The implementation disclosed herein can be implemented using at least one hardware device and performing network management functions to control the elements.

While this specification contains many specific implementation details, these should not be construed as limitations on the scope of any invention or on the scope of what may be claimed, but rather as descriptions of features that may be specific to particular implementations of particular inventions. Certain features that are described in this specification in the context of separate implementations can also be implemented in combination in a single implementation. Conversely, various features that are described in the context of a single implementation can also be implemented in multiple implementations separately or in any suitable subcombination. Moreover, although features may be described above as acting in certain combinations, one or more features from a combination can in some cases be excised from the combination, and the combination may be directed to a subcombination or variation of a subcombination.

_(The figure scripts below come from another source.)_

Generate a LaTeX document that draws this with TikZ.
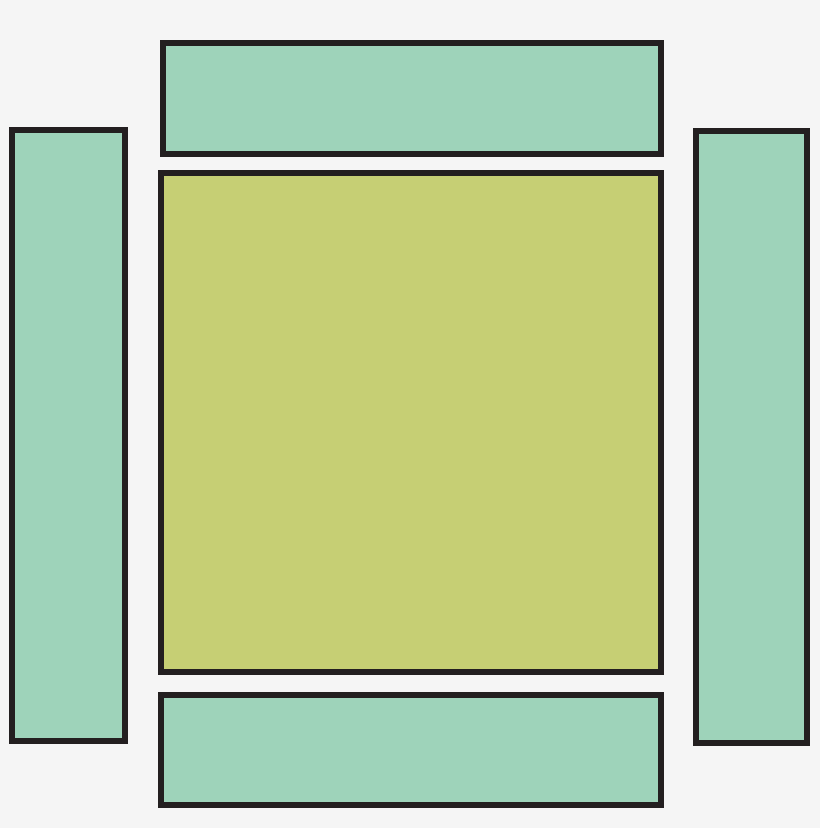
\documentclass[tikz,border=0pt]{standalone}
\usepackage{tikz}

\definecolor{paneGreen}{HTML}{9ED3BA}
\definecolor{coreGreen}{HTML}{C6CF74}
\definecolor{frameBlack}{HTML}{231F20}
\definecolor{paper}{HTML}{F5F5F5}

\begin{document}
\begin{tikzpicture}[x=1pt, y=-1pt]
		\tikzset{pane/.style={rectangle, draw=frameBlack, line width=6pt, fill=paneGreen, inner sep=0pt}};
		\tikzset{core/.style={pane, fill=coreGreen}};

		\fill[paper] (0, 0) rectangle (820, 828);
		\useasboundingbox (0, 0) rectangle (820, 828);

		\node[pane, minimum width=498.6pt, minimum height=110.4pt] (top) at (412, 98.5) {};
		\node[core, minimum width=500pt, minimum height=499.3pt] (core) at (411.3, 422.6) {};
		\node[pane, minimum width=500pt, minimum height=110.6pt] (bottom) at (411.3, 750) {};
		\node[pane, minimum width=112.7pt, minimum height=611.3pt] (lbar) at (68.3, 435.3) {};
		\node[pane, minimum width=111pt, minimum height=612pt] (rbar) at (751.2, 437) {};
	\end{tikzpicture}
\end{document}
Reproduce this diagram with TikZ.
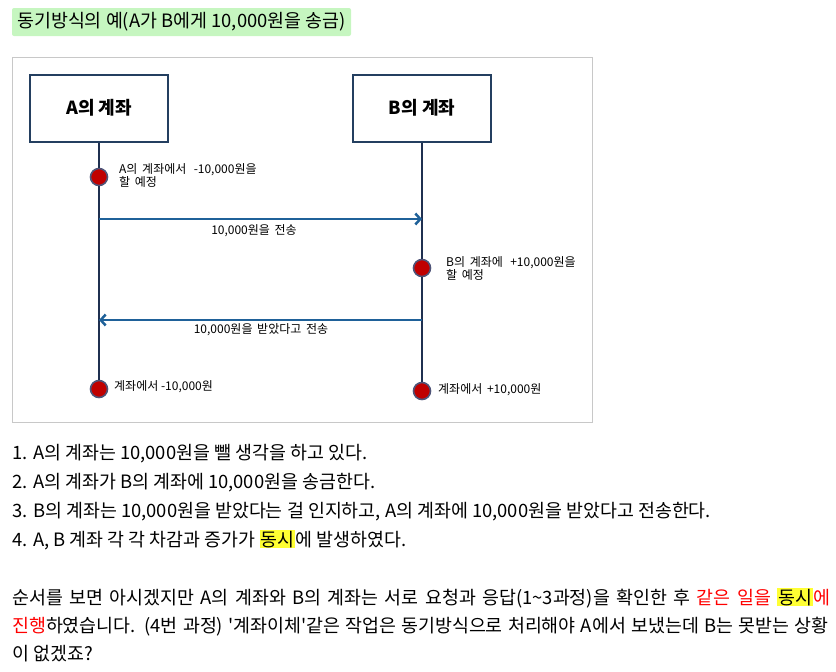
\documentclass[tikz,border=0pt]{standalone}
\usepackage{fontspec}
\setmainfont{Noto Sans CJK KR}
\usepackage{xcolor}
\usetikzlibrary{arrows.meta}

\definecolor{titlegreen}{HTML}{C6F6C0}
\definecolor{framegray}{HTML}{C8C8C8}
\definecolor{boxnavy}{HTML}{243F60}
\definecolor{lifenavy}{HTML}{1F3050}
\definecolor{msgblue}{HTML}{1F6199}
\definecolor{dotred}{HTML}{C00000}
\definecolor{dotedge}{HTML}{4F5478}
\definecolor{hlyellow}{HTML}{FFFF33}
\definecolor{txtred}{HTML}{FF0000}

\newcommand{\hl}[1]{{\setlength{\fboxsep}{1pt}\colorbox{hlyellow}{#1}}}
\newcommand{\rd}[1]{\textcolor{txtred}{#1}}

\tikzset{
  account/.style={draw=boxnavy, line width=2pt, minimum width=138, minimum height=67,
    font=\fontsize{18}{21}\selectfont\bfseries},
  lifeline/.style={draw=lifenavy, line width=2pt},
  event/.style={circle, fill=dotred, draw=dotedge, line width=1.6pt, minimum size=17, inner sep=0pt},
  msg/.style={draw=msgblue, line width=2.5pt, -{Straight Barb[length=5pt,width=11pt]}},
  small/.style={font=\fontsize{12}{13}\selectfont, inner sep=0pt, align=left},
  body/.style={font=\fontsize{18.4}{22}\selectfont, inner sep=0pt, anchor=base west}
}

\begin{document}
\begin{tikzpicture}[x=1pt,y=-1pt]
  \pgfmathsetmacro{\xa}{99}
  \pgfmathsetmacro{\xb}{422}
  \useasboundingbox (0,0) rectangle (836,672);

  % title
  \node [fill=titlegreen, rounded corners=2pt, minimum width=339, minimum height=28,
    font=\fontsize{18.4}{22}\selectfont, inner sep=0pt] (title) at (181.5,22)
    {동기방식의 예(A가 B에게 10,000원을 송금)};

  % diagram frame
  \draw [framegray, line width=1pt] (12,57) rectangle (592,422);

  \node [account] (boxA) at (\xa,108) {A의 계좌};
  \node [account] (boxB) at (\xb,108) {B의 계좌};

  \node [event] (dotA1) at (\xa,177) {};
  \node [event] (dotB1) at (\xb,268) {};
  \node [event] (dotA2) at (\xa,389) {};
  \node [event] (dotB2) at (\xb,391) {};

  \draw [lifeline] (boxA.south) -- (dotA1);
  \draw [lifeline] (dotA1) -- (dotA2);
  \draw [lifeline] (boxB.south) -- (dotB1);
  \draw [lifeline] (dotB1) -- (dotB2);

  \coordinate (sendA) at (\xa,219);
  \coordinate (sendB) at (\xb,219);
  \coordinate (backA) at (\xa,320);
  \coordinate (backB) at (\xb,320);
  \draw [msg] (sendA) -- (sendB);
  \draw [msg] (backB) -- (backA);

  \node [small, anchor=north] (sendlbl) at (254,224) {10,000원을 \,전송};
  \node [small, anchor=north] (backlbl) at (261,323) {10,000원을 \,받았다고 \,전송};

  \node [small, anchor=north west] (lblA1) at (119,163) {A의 \,계좌에서 \ \,-10,000원을\\할 \,예정};
  \node [small, anchor=north west] (lblB1) at (446,256) {B의 \,계좌에 \ \,+10,000원을\\할 \,예정};
  \node [small, anchor=west] (lblA2) at (114,387) {계좌에서 -10,000원};
  \node [small, anchor=west] (lblB2) at (438,390) {계좌에서 \,+10,000원};

  % steps
  \node [body] (step1) at (12,459) {1. A의 계좌는 10,000원을 뺄 생각을 하고 있다.};
  \node [body] (step2) at (12,488) {2. A의 계좌가 B의 계좌에 10,000원을 송금한다.};
  \node [body] (step3) at (12,517) {3. B의 계좌는 10,000원을 받았다는 걸 인지하고, A의 계좌에 10,000원을 받았다고 전송한다.};
  \node [body] (step4) at (12,546) {4. A, B 계좌 각 각 차감과 증가가 \hl{동시}에 발생하였다.};

  % summary
  \node [body] (para1) at (12,604) {\makebox[818pt][s]{순서를 보면 아시겠지만 A의 계좌와 B의 계좌는 서로 요청과 응답(1\textasciitilde3과정)을 확인한 후 \rd{같은} \rd{일을} \hl{동시}\rd{에}}};
  \node [body] (para2) at (12,632) {\makebox[816pt][s]{\rd{진행}하였습니다. (4번 과정) \textquotesingle 계좌이체\textquotesingle 같은 작업은 동기방식으로 처리해야 A에서 보냈는데 B는 못받는 상황}};
  \node [body] (para3) at (12,660) {이 없겠죠?};
\end{tikzpicture}
\end{document}
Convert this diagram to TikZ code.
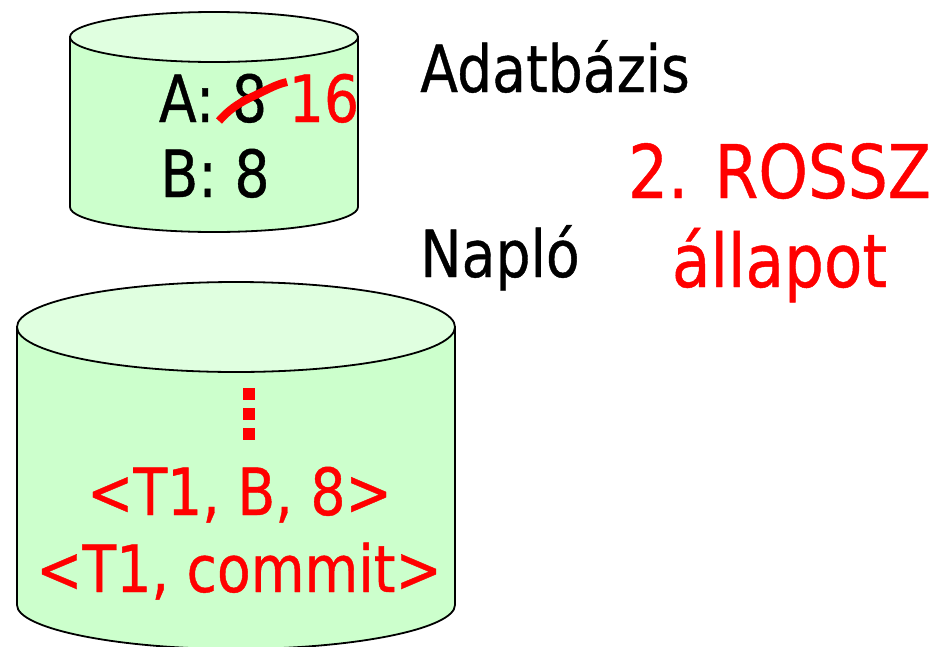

The foregoing description of the specific implementation will so fully reveal the general nature of the implementation herein that others can, by applying current knowledge, readily modify and/or adapt for various applications such specific implementation without departing from the generic concept, and, therefore, such adaptations and modifications should and are intended to be comprehended within the meaning and range of equivalents of the disclosed implementation. It is to be understood that the phraseology or terminology employed herein is for the purpose of description and not of limitation. Therefore, while the implementation herein have been described in terms of preferred implementation, those skilled in the art will recognize that the implementation herein can be practiced with modification within the scope of the implementation as described herein.